Shall we be changed?

January 28, 2015

Mary Miller’s The Last Days of California exactly captures an important aspect of the sort of rapture-ready Christianity I was raised and educated in: the unwillingness to face mortality that’s probably at the root of many people’s eager embrace of an imminent apocalyptic eschatology. Strangely enough, until I cracked open this novel, I hadn’t realized that my one-time yearning for the rapture was a way to avoid acknowledging that I’ll die one day.

“It’s how we deal with death,” one of Miller’s minor characters says. “It’s human nature to want the world to end when we end.”

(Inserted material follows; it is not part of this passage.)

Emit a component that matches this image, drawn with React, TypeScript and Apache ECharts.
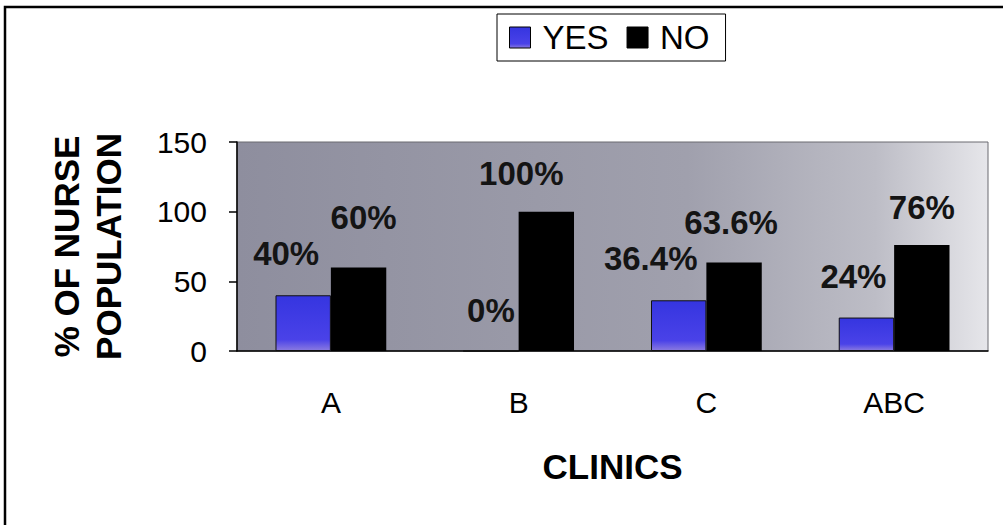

The novel is insightful as to the motivations for belief and doubt, many of which resonated strongly with my own experience: doubt taking the form of yearning to believe. As Jess, the narrator, expresses it, “I wanted to believe we were special. I wanted to believe all of it—heaven and happiness and joy unlike anything I’d ever known.”

Jess’s beautiful older sister, Elise, sees in the expectation of rapture a simple refusal to engage with the complexity of life: “We can’t control war or unemployment or drug addiction or poverty, but we can predict an end to these things, which makes them not seem so bad.” 

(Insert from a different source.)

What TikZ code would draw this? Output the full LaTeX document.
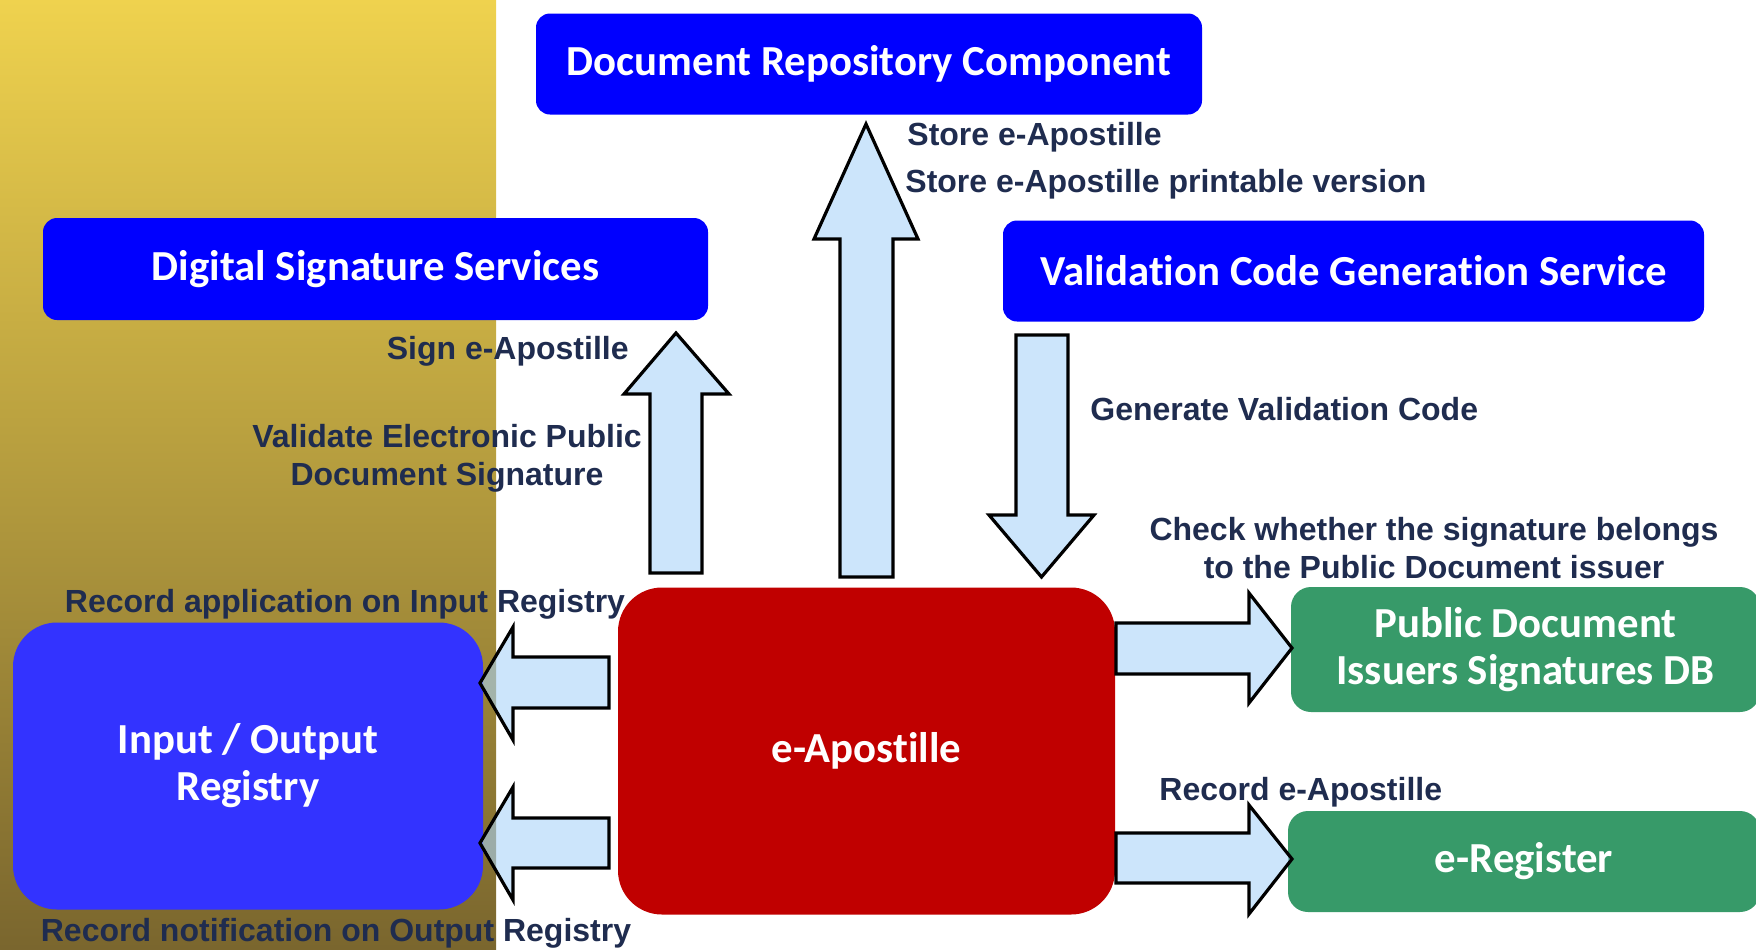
\documentclass[tikz,border=0pt]{standalone}
\usepackage{fontspec}
\newfontfamily\boxfont[Ligatures=CommonOff]{Carlito}
\newfontfamily\labfont{Liberation Sans}
\definecolor{gtop}{RGB}{239,210,78}
\definecolor{gbot}{RGB}{122,102,46}
\definecolor{pureblue}{RGB}{0,0,255}
\definecolor{ioblue}{RGB}{51,51,255}
\definecolor{eared}{RGB}{192,0,0}
\definecolor{dbgreen}{RGB}{55,154,105}
\definecolor{arrowc}{RGB}{170,212,248}
\definecolor{navy}{RGB}{31,44,79}
\begin{document}
\begin{tikzpicture}[x=0.5pt,y=-0.5pt,
  boxtxt/.style={text=white, align=center, inner sep=0pt,
    font=\boxfont\bfseries\fontsize{21.4}{23.5}\selectfont},
  bluebox/.style={boxtxt, fill=pureblue, rounded corners=7pt},
  iobox/.style={boxtxt, fill=ioblue, rounded corners=22pt},
  redbox/.style={boxtxt, fill=eared, rounded corners=22pt},
  greenbox/.style={boxtxt, fill=dbgreen, rounded corners=10pt},
  blockarrow/.style={draw=black, line width=1.6pt, fill=arrowc, fill opacity=0.6, line join=miter},
  lab/.style={text=navy, inner sep=0pt, align=center,
    font=\labfont\bfseries\fontsize{16}{19}\selectfont}]
\useasboundingbox (0,0) rectangle (1756,949);
\clip (0,0) rectangle (1756,949);
\shade[top color=gtop, bottom color=gbot] (0,0) rectangle (496,949);

% boxes
\node[bluebox, minimum width=333pt, minimum height=50.5pt] (drc) at (869,64) {Document Repository Component};
\node[bluebox, minimum width=332.5pt, minimum height=51pt] (dss) at (375.5,269) {Digital Signature Services};
\node[bluebox, minimum width=350.5pt, minimum height=50.5pt] (vcg) at (1353.5,271) {Validation Code Generation Service};
\node[iobox, minimum width=235pt, minimum height=143.5pt] (io) at (248,766) {Input / Output\\Registry};
\node[redbox, minimum width=248.5pt, minimum height=163.5pt] (ea) at (866.5,751) {e-Apostille};
\node[greenbox, minimum width=234.5pt, minimum height=62.5pt] (pd) at (1525.5,649.5) {Public Document\\Issuers Signatures DB};
\node[greenbox, minimum width=236pt, minimum height=50.5pt] (er) at (1524,861.5) {e-Register};

% block arrows
% up to Document Repository
\draw[blockarrow] (840,577) -- (840,239) -- (814,239) -- (866,124) -- (918,239) -- (893,239) -- (893,577) -- cycle;
% up to Digital Signature Services
\draw[blockarrow] (650,573) -- (650,394) -- (624,394) -- (676,333) -- (729,394) -- (702,394) -- (702,573) -- cycle;
% down from Validation Code Generation
\draw[blockarrow] (1016,335) -- (1016,515) -- (989,515) -- (1041.5,577) -- (1094,515) -- (1068,515) -- (1068,335) -- cycle;
% right to Public Document DB
\draw[blockarrow] (1116,623) -- (1249,623) -- (1249,593) -- (1292,648) -- (1249,703) -- (1249,674) -- (1116,674) -- cycle;
% right to e-Register
\draw[blockarrow] (1116,833) -- (1249,833) -- (1249,805) -- (1292,859) -- (1249,914) -- (1249,883) -- (1116,883) -- cycle;
% left to Input registry
\draw[blockarrow] (609,657) -- (513,657) -- (513,627) -- (480,683) -- (513,740) -- (513,708) -- (609,708) -- cycle;
% left to Output registry
\draw[blockarrow] (609,818) -- (513,818) -- (513,787) -- (480,843) -- (513,900) -- (513,868) -- (609,868) -- cycle;

% labels
\node[lab, anchor=west] (l1) at (907,137) {Store e-Apostille};
\node[lab, anchor=west] (l2) at (905,184) {Store e-Apostille printable version};
\node[lab, anchor=east] (l3) at (629,351) {Sign e-Apostille};
\node[lab] (l4) at (447,458) {Validate Electronic Public\\Document Signature};
\node[lab, anchor=west] (l5) at (1090,409) {Generate Validation Code};
\node[lab] (l6) at (1434,548) {Check whether the signature belongs\\to the Public Document issuer};
\node[lab] (l7) at (345,604) {Record application on Input Registry};
\node[lab] (l8) at (336,933) {Record notification on Output Registry};
\node[lab, anchor=west] (l9) at (1159,792) {Record e-Apostille};
\end{tikzpicture}
\end{document}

As one who used to believe such things and then came to similar conclusions as to their psychological meaning, I find Miller’s analysis incisive. Yet Last Days falls flat for me. Too much of it simply feels false, as if Miller learned what she knows of evangelicals from reading, say, the Left Behind series and a few articles about clergy sexual misconduct and father-daughter purity balls.


Jess and Elise’s father, whose religious fervor impels them to make the sojourn to California to witness the Second Coming, is two dimensional at best. “How are you?” asks a waitress, on the book’s very first page. “The world is passing away,” he declares, “but those who do the will of God will remain forever.” In my three decades of living among evangelicals, I have never heard even the most frighteningly devout people talk like that. 

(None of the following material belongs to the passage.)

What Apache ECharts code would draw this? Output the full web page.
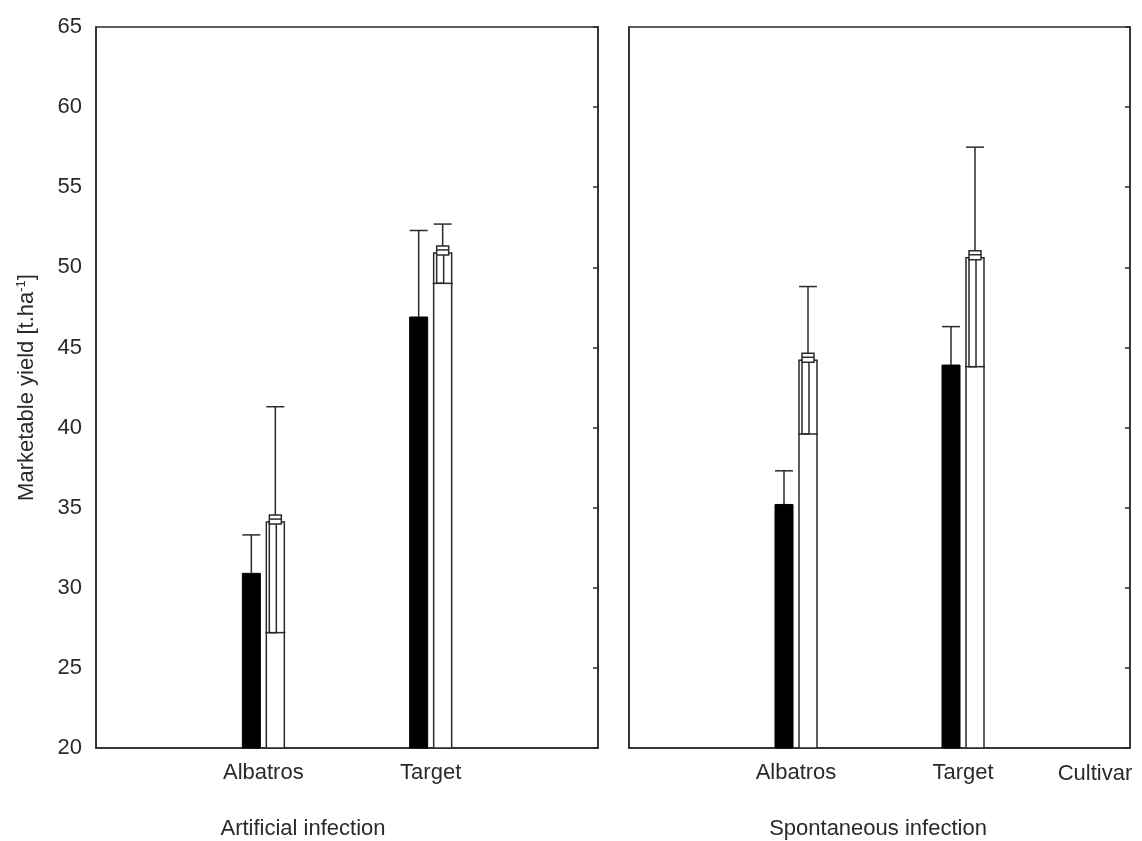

There are other things that Miller seems to miss. For one thing, people who believe that they’re on the eve of the rapture don’t really see themselves as having a great excuse to blow money, eat badly, and start doing such evil things as drinking alcohol and losing their virginity to strangers in hotel bathrooms. Instead, they advocate behaving in such a way that one needn’t be ashamed of what one is doing when Jesus does show up.


By the close of the novel, Miller does draw her characters in a sympathetic light. Their apocalyptic anticipation has not come to fruition, yet they are all transformed by the Great American Road Trip itself: Dad is going to go on a diet, Jess is going to stop using food to bury her feelings, Elise is going to stop being a vegetarian, and they are all going to try to be thankful for their family. Miller seems to be suggesting that while we all long for cataclysmic changes that come from outside ourselves, the truly meaningful changes are small ones.

It’s a worthy theme, to be sure. But Miller doesn’t manage to make a believer out of me.